All in all, Maverick seems very favored in this matchup.  The Caw-Go deck is very reliant on out-playing the Maverick player in order to have a chance to even be in the game.  Maverick has more built in card advantage and inevitability pre-board and has better game-ending trumps after sideboarding.  The matchup is certainly winnable from the Caw-Go side, but you are heavily reliant on the Maverick deck drawing all creatures and no Punishing Fire or Choke. That or relying on them to make huge mistakes.  That said, it’s very difficult to play against the blue-white deck because of the sheer number of spells you have to try to play around. It’s not unreasonable to expect people to make mistakes that let you take over the game.

In Conclusion

This matchup was a ton of fun to jump into the format with, and I think I learned a few important things that will affect the way I approach the format from here on out:

1. Punishing Fire is an absurdly powerful engine.  Learn to play with it and against it so you can identify how to play around the hate, or when you can safely pull the trigger on your Surgical Extraction.

2. Your role in a matchup is less dependent on the deck you’ve chosen than in other formats.  Control decks have to go on the beatdown much more frequently than in other formats, and creature decks have the tools to beat control going long.

3. The role of cantrips in this format cannot be understated.  I’m sure this is pretty obvious to people who are much more familiar with the format, but the timing and sequencing of your cantrips such that you can maximize your ability to find your one-of and two-of answers that are the most important in a particular match up is incredibly important and probably the most skill-testing part of the format.

4.  Moreso than in other formats, the timing and sequencing of things that typically “don’t matter” is very important.  Whether you play a land before or after combat, or before or after you play a spell.  When you crack your fetchlands. When you cast your cantrips.  Take a minute to think and figure out what you want your entire turn to be and then figure out the best order to do things in.

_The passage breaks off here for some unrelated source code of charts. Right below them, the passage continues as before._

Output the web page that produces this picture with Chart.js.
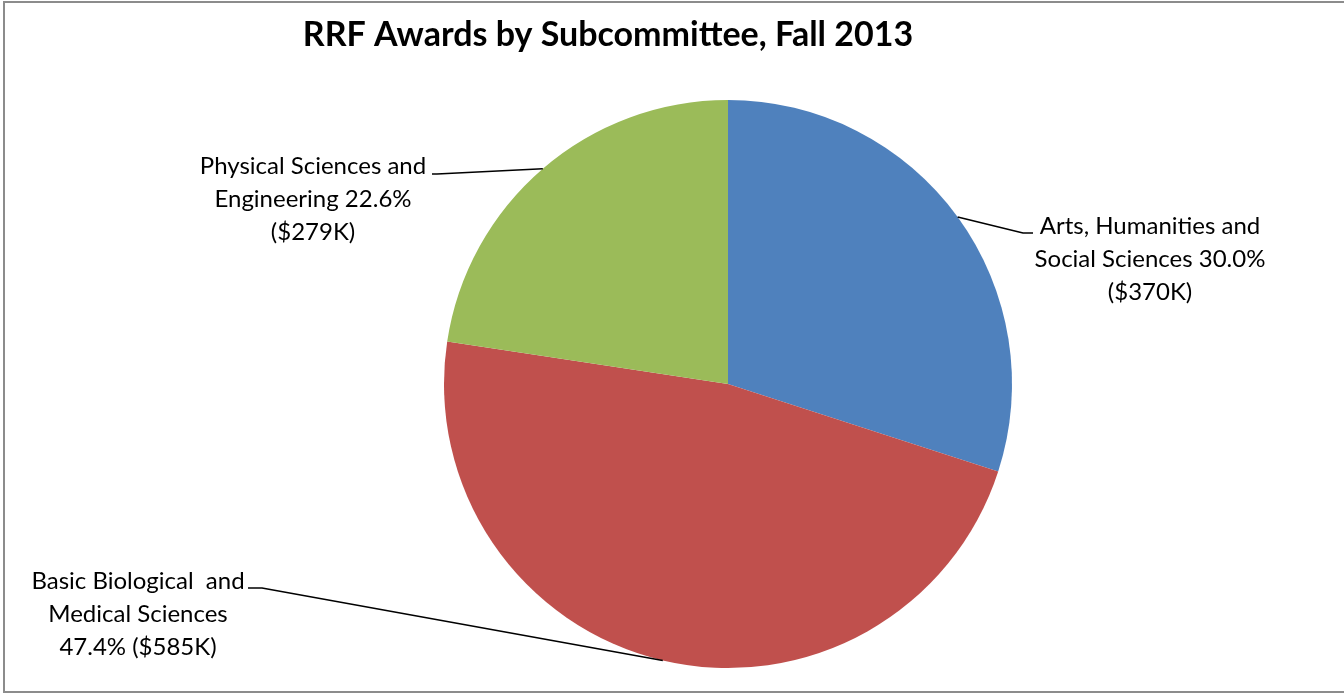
<!DOCTYPE html>
<html>
<head>
<meta charset="utf-8">
<script src="https://cdn.jsdelivr.net/npm/chart.js@4/dist/chart.umd.min.js"></script>
<style>
  html, body { margin: 0; padding: 0; background: #fff; overflow: hidden; }
  canvas { display: block; }
</style>
</head>
<body>
<canvas id="c" width="1344" height="694"></canvas>
<script>
const chartTitle = 'RRF Awards by Subcommittee, Fall 2013';
const categories = ['Arts, Humanities and Social Sciences', 'Basic Biological  and Medical Sciences', 'Physical Sciences and Engineering'];
const amountsK = [370, 585, 279];
const percents = [30.0, 47.4, 22.6];
const colors = ['#4F81BD', '#C0504D', '#9BBB59'];
const labelLines = [
  ['Arts, Humanities and', 'Social Sciences 30.0%', '($370K)'],
  ['Basic Biological  and', 'Medical Sciences', '47.4% ($585K)'],
  ['Physical Sciences and', 'Engineering 22.6%', '($279K)']
];

// label layout: centre x, first baseline y, leader tail & elbow
const labelLayout = [
  { cx: 1150, y0: 233.5, tail: [1033, 233], elbow: [1023, 233] },
  { cx: 138, y0: 589, tail: [248, 588], elbow: [262, 588] },
  { cx: 313, y0: 173.5, tail: [432, 174], elbow: [437, 174] }
];
const FONT = '"Lato", "Open Sans", sans-serif';

const deco = {
  id: 'deco',
  beforeDraw(chart) {
    const ctx = chart.ctx;
    ctx.save();
    ctx.fillStyle = '#fff';
    ctx.fillRect(0, 0, chart.width, chart.height);
    ctx.strokeStyle = '#8c8c8c';
    ctx.lineWidth = 2;
    ctx.strokeRect(4, 2, chart.width + 10, 690);
    ctx.restore();
  },
  afterDraw(chart) {
    const ctx = chart.ctx;
    ctx.save();
    // title
    ctx.fillStyle = '#000';
    ctx.font = 'bold 34px ' + FONT;
    ctx.textAlign = 'center';
    ctx.textBaseline = 'alphabetic';
    ctx.fillText(chartTitle, 608, 46);

    const meta = chart.getDatasetMeta(0);
    meta.data.forEach((arc, i) => {
      const p = arc.getProps(['x', 'y', 'startAngle', 'endAngle', 'outerRadius'], true);
      const mid = (p.startAngle + p.endAngle) / 2;
      const ax = p.x + Math.cos(mid) * p.outerRadius;
      const ay = p.y + Math.sin(mid) * p.outerRadius;
      const L = labelLayout[i];
      ctx.strokeStyle = '#000';
      ctx.lineWidth = 1.6;
      ctx.beginPath();
      ctx.moveTo(L.tail[0], L.tail[1]);
      ctx.lineTo(L.elbow[0], L.elbow[1]);
      ctx.lineTo(ax, ay);
      ctx.stroke();

      ctx.fillStyle = '#000';
      ctx.font = '24px ' + FONT;
      ctx.textAlign = 'center';
      ctx.textBaseline = 'alphabetic';
      labelLines[i].forEach((t, k) => {
        ctx.fillText(t, L.cx, L.y0 + k * 33);
      });
    });
    ctx.restore();
  }
};

new Chart(document.getElementById('c'), {
  type: 'pie',
  data: {
    labels: categories,
    datasets: [{
      data: amountsK,
      backgroundColor: colors,
      borderWidth: 0
    }]
  },
  options: {
    responsive: false,
    animation: false,
    layout: { padding: { left: 444, right: 332, top: 100, bottom: 26 } },
    plugins: {
      legend: { display: false },
      title: { display: false },
      tooltip: { enabled: false }
    }
  },
  plugins: [deco]
});
</script>
</body>
</html>
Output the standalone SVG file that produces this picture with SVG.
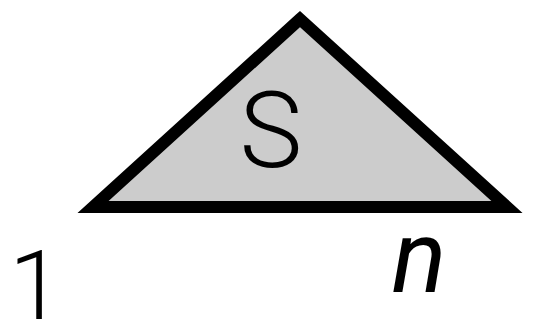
<svg xmlns="http://www.w3.org/2000/svg" width="533" height="322" viewBox="0 0 533 322">
<style>
.lbl{font-family:Roboto,"Liberation Sans",sans-serif;fill:#000}
</style>
<rect width="533" height="322" fill="#fff"/>
<g id="triangle">
<polygon points="300,19 93,207 507,207" fill="#cccccc" stroke="#000" stroke-width="12" stroke-linejoin="miter" stroke-miterlimit="10"/>
<text class="lbl" x="271" y="167" font-size="106" font-weight="300" text-anchor="middle">S</text>
</g>
<g id="label-1">
<text class="lbl" x="36" y="319" font-size="97" font-weight="300" text-anchor="middle">1</text>
</g>
<g id="label-n">
<text class="lbl" x="419" y="292" font-size="102" font-style="italic" text-anchor="middle">n</text>
</g>
</svg>
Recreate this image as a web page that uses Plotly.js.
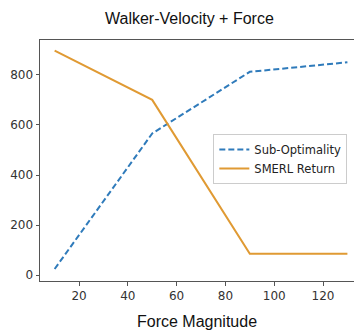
<!DOCTYPE html>
<html><head><meta charset="utf-8">
<script src="https://cdn.plot.ly/plotly-3.0.1.min.js"></script>
<style>html,body{margin:0;padding:0;background:#fff}#c{width:354px;height:331px}</style>
</head><body><div id="c"></div>
<script>
const forceMagnitude = [10, 50, 90, 130];
const subOptimality = [25, 566, 812, 850];
const smerlReturn = [897, 700, 86, 86];
const xTicks = [20, 40, 60, 80, 100, 120];
const yTicks = [0, 200, 400, 600, 800];

const traces = [
  {x: forceMagnitude, y: subOptimality, name: 'Sub-Optimality', mode: 'lines',
   line: {color: '#2f7bbb', width: 2, dash: '6px,3px'}},
  {x: forceMagnitude, y: smerlReturn, name: 'SMERL Return', mode: 'lines',
   line: {color: '#e09a33', width: 2}}
];
const tickFont = {family: 'DejaVu Sans', size: 12, color: '#333'};
const layout = {
  width: 354, height: 331,
  margin: {l: 40, r: 0, t: 40, b: 50},
  paper_bgcolor: '#fff', plot_bgcolor: '#fff',
  showlegend: true,
  title: {text: 'Walker-Velocity + Force', x: 0.535, xanchor: 'center', y: 0.945, yanchor: 'middle',
          font: {family: 'Liberation Sans', size: 16, color: '#111'}},
  xaxis: {range: [4, 132.7], tickvals: xTicks, ticktext: xTicks.map(String),
          showgrid: false, zeroline: false, showline: true, mirror: true, linecolor: '#555', linewidth: 1,
          ticks: 'outside', ticklen: 3.5, tickcolor: '#555', tickfont: tickFont,
          title: {text: 'Force Magnitude', standoff: 13, font: {family: 'Liberation Sans', size: 16, color: '#111'}}},
  yaxis: {range: [-23, 939], tickvals: yTicks, ticktext: yTicks.map(String),
          showgrid: false, zeroline: false, showline: true, linecolor: '#555', linewidth: 1,
          ticks: 'outside', ticklen: 3.5, tickcolor: '#555', tickfont: tickFont},
  legend: {x: 0.552, y: 0.61, xanchor: 'left', yanchor: 'top', bgcolor: 'rgba(255,255,255,0.85)',
           bordercolor: '#ccc', borderwidth: 1, itemwidth: 30,
           font: {family: 'DejaVu Sans', size: 11.5, color: '#222'}, tracegroupgap: 0}
};
Plotly.newPlot('c', traces, layout, {displayModeBar: false, staticPlot: true});
</script></body></html>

After testing this match-up, I’d recommend Punishing Maverick to anyone who likes grinding games out.  Maverick is a powerful shell that is very capable of tutoring up game-breaking lands and creatures.  The deck will reward someone who can call the metagame correctly and just crushes “fair” blue decks.  If you don’t like losing to Islands and are familiar with the Punishing Fire/Grove of the Burnwillows grind, then this is probably a great deck for you.

This Squadron Hawk Blue-White deck, on the other hand, isn’t something that I can recommend in good conscience with the printing of Lingering Souls.  As much fun as it is to play with Brainstorm and Squadron Hawk, Lingering Souls is going to be better in just about every circumstance. I think that changes how the deck plays enough that I don’t want to make assumptions.  That said, cantrip-heavy Blue-White decks are sweet!  The sheer density of card selection means that your singletons and sideboard options make a very big difference in problematic match-ups.  If you’re good at identifying the pivotal cards and interactions in a matchup and deciding what combination of cards you need to win, I think this is a great deck for you.

I know I’ve learned an awful lot from just testing this one matchup. That says a lot about the depth and complexity of Legacy as a format.  Hopefully my bumbling around and misplaying through a couple of matches has been helpful to other people who are trying to get into the format.  If you’re also trying to get into the format, I’d be glad to get some questions or matchup suggestions to turn into topics.  If you’re a veteran and want to tell me how wrong I am, I’m also interested in that!  This is all supposed be a learning experience, for me and anyone else who’s interested in getting involved, so I want it to be as interactive as possible.